As is usual for these types of events, most seem to want a convenient scapegoat for the massacre.

Guns are easy to blame, but tools have no volition of their own.

Some blame mental illness, but only the perpetrator’s psychologist can possibly speak to that. Mental illness might explain some of it (or it might not, I’m no psychologist) but most mentally ill people do not shoot up a school.

Some blame cultural entertainment products: violent video games, movies, etc. Although, I’ve seen less of it this time around than when Columbine occurred, it’s still as silly as it was then.

Some blame the media for giving fame to losers. While achieving infamy may be a contributing reason to public violence, this again strips the perpetrator of their own volition and begs the question: why did the perpetrator choose to pursue infamy over the lives of others and continued living?

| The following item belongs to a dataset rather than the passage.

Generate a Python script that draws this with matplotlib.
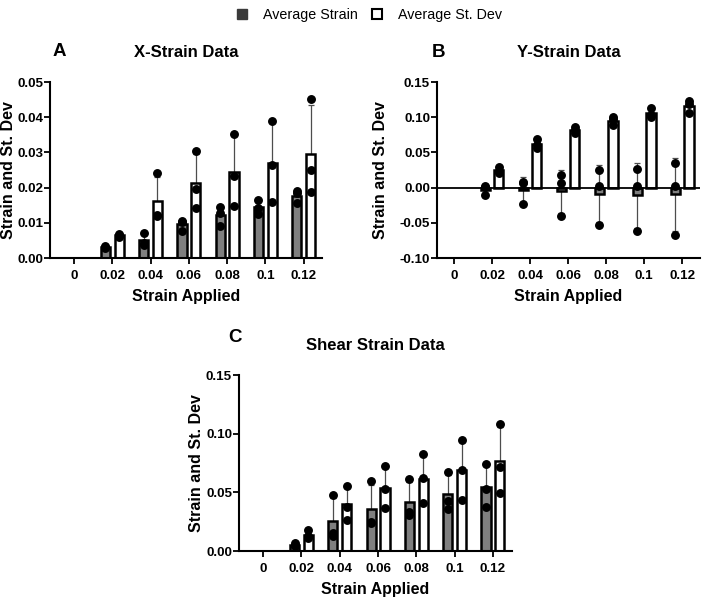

Some blame the sidelining of males, while others blame the loss of male privilege. I’ve warned about this trend in the past, but it only shows a trend; most males do not engage in such nihilistic violence.

Essentially, it seems everybody uses these kind of events to simply confirm the validity of their pre-existing bugaboos. I am guilty of this as well.

In the end, I think the most likely societal explanation is simple probability. In any society of 300+ million people, there will be some people at the nihilistic violence end of the bell-curve. This is not a societal trend, it is simply probabilistic reality.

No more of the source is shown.